Den Stuttgarter Nachrichten ist es (am 14.10.09) die Schlagzeile auf der ersten Seite wert: Die Bürger seien zu anspruchsvoll; sie wollten ein „Rundum-Sorglos-Paket“ von den Städten und Gemeinden. Das aber sei unbezahlbar. So jedenfalls hat sich ein Sprecher der Kommunen geäußert. Zur Verdeutlichung der Anspruchsmentalität werden unter anderem genannt: die Lernmittelfreiheit und die Sprachförderung.

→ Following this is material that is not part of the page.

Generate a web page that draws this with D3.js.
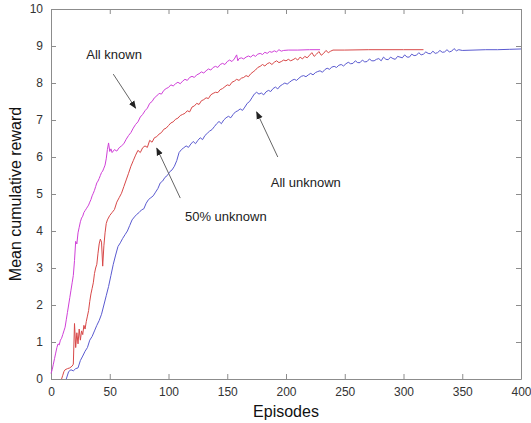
<!DOCTYPE html>
<html><head><meta charset="utf-8">
<script src="https://cdn.jsdelivr.net/npm/d3@7"></script>
<style>body{margin:0;background:#fff}svg{display:block}text{font-family:"Liberation Sans",Arial,sans-serif}</style>
</head><body><svg id="c" width="531" height="423"></svg>
<script>
// ---- data ----
const xTicks = [0,50,100,150,200,250,300,350,400];
const yTicks = [0,1,2,3,4,5,6,7,8,9,10];
const xLabel = "Episodes";
const yLabel = "Mean cumulative reward";

const knownX = [0,1,2,3,4,5,6,7,8,9,10,11,12,13,14,15,16,17,18,19,20,21,22,23,24,25,26,27,28,29,30,31,32,33,34,35,36,37,38,39,40,41,42,43,44,45,46,47,48,49,50,51,52,54,56,58,60,62,64,66,68,70,72,74,76,78,80,82,84,86,88,90,92,94,96,98,100,102,104,106,108,110,112,114,116,118,120,122,124,126,128,130,132,134,136,138,140,142,144,146,148,150,152,154,156,158,159,160,162,164,166,168,170,172,174,176,178,180,182,184,186,188,190,192,194,196,198,202,210,220,229];
const knownY = [0.15,0.25,0.4,0.55,0.7,0.85,0.95,0.92,1.05,1.1,1.2,1.3,1.4,1.6,1.8,2.0,2.2,2.4,2.6,2.8,3.2,3.72,3.65,3.95,4.1,4.25,4.35,4.4,4.5,4.55,4.6,4.65,4.7,4.78,4.85,4.95,5.02,5.1,5.2,5.3,5.35,5.42,5.5,5.58,5.62,5.7,5.78,5.95,6.2,6.38,6.15,6.22,6.12,6.2,6.16,6.25,6.3,6.36,6.48,6.58,6.66,6.78,6.88,6.95,7.08,7.15,7.25,7.32,7.45,7.5,7.6,7.65,7.72,7.7,7.8,7.85,7.88,7.95,7.92,7.98,8.02,7.98,8.05,8.1,8.07,8.15,8.18,8.15,8.22,8.25,8.3,8.27,8.33,8.38,8.35,8.42,8.45,8.42,8.5,8.53,8.5,8.58,8.62,8.58,8.65,8.76,8.6,8.66,8.68,8.65,8.7,8.73,8.7,8.76,8.72,8.78,8.8,8.77,8.83,8.8,8.85,8.83,8.87,8.84,8.9,8.86,8.88,8.89,8.89,8.9,8.9];

const halfX = [9,10,11,12,14,16,18,19,20,21,22,23,24,25,26,27,28,29,30,31,32,33,34,35,36,37,38,39,40,41,42,43,44,45,46,47,48,50,52,54,56,58,60,62,64,66,68,70,72,74,76,78,80,82,84,86,88,90,92,94,96,98,100,102,104,106,108,110,112,114,116,118,120,122,124,126,128,130,132,134,136,138,140,142,144,146,148,150,152,154,156,158,160,162,164,166,168,170,172,174,176,178,180,182,184,186,188,190,192,194,196,198,200,202,204,206,208,210,212,214,216,218,220,222,224,226,228,230,232,234,236,238,240,250,270,300,317];
const halfY = [0.0,0.1,0.2,0.25,0.28,0.3,0.35,0.4,1.5,0.85,1.25,0.95,1.35,1.05,1.3,1.2,1.45,1.35,1.55,1.7,1.85,2.1,2.3,2.45,2.6,2.85,3.0,3.1,3.4,3.65,3.78,3.7,3.05,3.6,3.95,4.2,4.3,4.42,4.5,4.58,4.78,4.9,5.02,5.2,5.38,5.56,5.75,5.9,6.05,6.18,6.12,6.25,6.3,6.26,6.45,6.4,6.52,6.55,6.62,6.66,6.75,6.78,6.85,6.92,6.95,7.02,7.05,7.12,7.15,7.18,7.25,7.22,7.35,7.38,7.45,7.42,7.52,7.55,7.6,7.58,7.68,7.72,7.75,7.74,7.82,7.85,7.9,7.95,7.93,8.02,8.05,8.1,8.07,8.13,8.15,8.2,8.17,8.25,8.3,8.35,8.42,8.45,8.5,8.46,8.52,8.55,8.5,8.56,8.6,8.55,8.58,8.62,8.6,8.64,8.6,8.63,8.67,8.62,8.7,8.65,8.72,8.68,8.75,8.82,8.72,8.78,8.85,8.75,8.8,8.88,8.82,8.86,8.89,8.89,8.9,8.9,8.9];

const unkX = [13,15,17,19,21,23,25,27,29,31,33,35,37,39,41,43,45,47,49,51,53,55,57,59,61,63,65,67,69,71,73,75,77,79,81,83,85,87,89,91,93,95,97,99,101,103,105,107,109,111,113,115,117,119,121,123,125,127,129,131,133,135,137,139,141,143,145,147,149,151,153,155,157,159,161,163,165,167,169,171,173,175,177,179,181,183,185,187,189,191,193,195,197,199,201,203,205,207,209,211,213,215,217,219,221,223,225,227,229,231,233,235,237,239,241,243,245,247,249,251,253,255,257,259,261,263,265,267,269,271,273,275,277,279,281,283,285,287,289,291,293,295,297,299,301,303,305,307,309,311,313,315,317,319,321,323,325,327,329,331,333,335,337,339,341,343,345,347,350,360,370,380,390,400];
const unkY = [0.0,0.2,0.25,0.22,0.28,0.3,0.5,0.62,0.75,0.85,1.05,1.15,1.3,1.45,1.58,1.75,2.0,2.25,2.5,2.8,3.1,3.35,3.58,3.68,3.8,3.9,4.0,4.15,4.3,4.38,4.45,4.5,4.57,4.6,4.75,4.85,4.9,4.95,5.05,5.15,5.3,5.35,5.45,5.5,5.6,5.65,5.75,5.9,6.12,6.2,6.25,6.3,6.26,6.35,6.42,6.36,6.45,6.52,6.47,6.58,6.64,6.7,6.74,6.82,6.9,6.96,6.9,7.0,7.06,7.1,7.06,7.15,7.22,7.25,7.3,7.26,7.35,7.45,7.5,7.6,7.7,7.75,7.7,7.73,7.68,7.76,7.8,7.77,7.85,7.89,7.84,7.92,7.96,8.0,7.97,8.02,8.07,8.1,8.07,8.13,8.18,8.2,8.17,8.22,8.26,8.22,8.28,8.31,8.33,8.29,8.36,8.4,8.37,8.43,8.45,8.42,8.48,8.5,8.46,8.52,8.56,8.52,8.53,8.6,8.55,8.55,8.62,8.57,8.58,8.65,8.6,8.6,8.64,8.66,8.6,8.7,8.64,8.63,8.7,8.66,8.64,8.72,8.7,8.68,8.76,8.7,8.7,8.78,8.74,8.75,8.82,8.76,8.78,8.84,8.8,8.79,8.86,8.8,8.82,8.88,8.83,8.84,8.9,8.84,8.86,8.93,8.87,8.9,8.88,8.89,8.9,8.9,8.91,8.92];

const seriesNames = ["All known","50% unknown","All unknown"];
const seriesColors = ["#d040d8","#d84848","#5a5ad0"];

// annotations (data coordinates): label, text pos, arrow tail, arrow head
const annLabels = ["All known","50% unknown","All unknown"];
const annText = [[30,8.65],[114,4.27],[187,5.19]];
const annTail = [[53,8.24],[110,4.89],[193,6.0]];
const annHead = [[72,7.32],[90,6.24],[175,7.22]];

// ---- drawing ----
const svg = d3.select("#c");
const m = {l:51, r:10, t:9, b:44};
const W = 531, H = 423;
const x = d3.scaleLinear().domain([0,400]).range([m.l, W - m.r]);
const y = d3.scaleLinear().domain([0,10]).range([H - m.b, m.t]);

const axColor = "#8c8c8c";
function styleAxis(g, showText){
  g.selectAll(".domain").attr("stroke", axColor);
  g.selectAll(".tick line").attr("stroke", axColor);
  g.selectAll(".tick text").attr("fill","#333").attr("font-size","12px")
    .attr("font-family",'"Liberation Sans",Arial,sans-serif');
  if(!showText) g.selectAll(".tick text").remove();
}
svg.append("g").attr("transform",`translate(0,${y(0)})`)
  .call(d3.axisBottom(x).tickValues(xTicks).tickSize(-5).tickPadding(8).tickSizeOuter(0))
  .call(g=>styleAxis(g,true));
svg.append("g").attr("transform",`translate(0,${y(10)})`)
  .call(d3.axisTop(x).tickValues(xTicks).tickSize(-5).tickSizeOuter(0))
  .call(g=>styleAxis(g,false));
svg.append("g").attr("transform",`translate(${x(0)},0)`)
  .call(d3.axisLeft(y).tickValues(yTicks).tickSize(-5).tickPadding(8).tickSizeOuter(0))
  .call(g=>styleAxis(g,true));
svg.append("g").attr("transform",`translate(${x(400)},0)`)
  .call(d3.axisRight(y).tickValues(yTicks).tickSize(-5).tickSizeOuter(0))
  .call(g=>styleAxis(g,false));

const line = d3.line().x(d=>x(d[0])).y(d=>y(d[1]));
const series = [
  d3.zip(knownX, knownY),
  d3.zip(halfX, halfY),
  d3.zip(unkX, unkY)
];
[2,1,0].forEach(i=>{
  svg.append("path").datum(series[i]).attr("d", line)
    .attr("fill","none").attr("stroke", seriesColors[i]).attr("stroke-width",1)
    .attr("stroke-linejoin","round");
});

svg.append("defs").append("marker").attr("id","ah").attr("viewBox","0 0 10 10")
  .attr("refX",9).attr("refY",5).attr("markerWidth",8).attr("markerHeight",8)
  .attr("orient","auto").attr("markerUnits","userSpaceOnUse")
  .append("path").attr("d","M0,1 L10,5 L0,9 Z").attr("fill","#222");

annLabels.forEach((t,i)=>{
  svg.append("line")
    .attr("x1",x(annTail[i][0])).attr("y1",y(annTail[i][1]))
    .attr("x2",x(annHead[i][0])).attr("y2",y(annHead[i][1]))
    .attr("stroke","#666").attr("stroke-width",1).attr("marker-end","url(#ah)");
  svg.append("text").attr("x",x(annText[i][0])).attr("y",y(annText[i][1]))
    .attr("font-size","13px").attr("fill","#222").text(t);
});

svg.append("text").attr("x",(x(0)+x(400))/2).attr("y",417).attr("text-anchor","middle")
  .attr("font-size","16px").attr("fill","#111").text(xLabel);
svg.append("text").attr("transform",`translate(21,${(y(0)+y(10))/2}) rotate(-90)`)
  .attr("text-anchor","middle").attr("font-size","16px").attr("fill","#111").text(yLabel);
</script></body></html>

Die Lernmittelfreiheit hat in Baden-Württemberg Verfassungsrang: „Unterricht und Lernmittel an den öffentlichen Schulen sind unentgeltlich“, heißt es im Artikel 14 der Landesverfassung. Das bedeutet in der Praxis, dass alle für den Unterricht notwendigen Materialien (Schulbücher, Arbeitshefte, Lektüren, Chemikalien, Taschenrechner, Malpapiere und dergleichen) kostenlos zur Verfügung zu stellen sind. Ausgenommen sind persönliche Gegenstände wie die Schultasche, die Turnschuhe und das Schreibmäppchen oder Gegenstände, die wenig mehr als einen Euro kosten (z. B. Hefte, Radiergummi, Geodreieck). Diese Regelung ist von den Müttern und Vätern der Verfassung mit Bedacht formuliert worden; denn der Schulbesuch soll für alle erschwinglich sein.

Ganz nebenbei: Die Schulträger, die Städte und Gemeinden, erhalten für jeden Schüler vom Land einen Zuschuss. Der reicht für die Lernmittel allemal und auch für etliche Lehrmittel.

Die Sprachtests bei Vierjährigen und die darauf aufbauende Förderung sind unabdingbar, wenn wir nicht wollen, dass schon beim Eintritt in die Schule das lebenslange Scheitern der Kinder aus spracharmen Elternhäusern feststehen soll. Denn offenbar schafft es nicht einmal die Grundschule, die immerhin eine „Gesamtschule“ ist, die Defizite in der Sprachkompetenz abzubauen. Das muss vorher geschehen. Wenn die Städte dafür kein Geld zu haben meinen, muss das Land auch hier unterstützend eingreifen.

Lernmittelfreiheit und Sprachförderung sind denkbar schlechte Beispiele für das Anspruchsdenken der Bürger.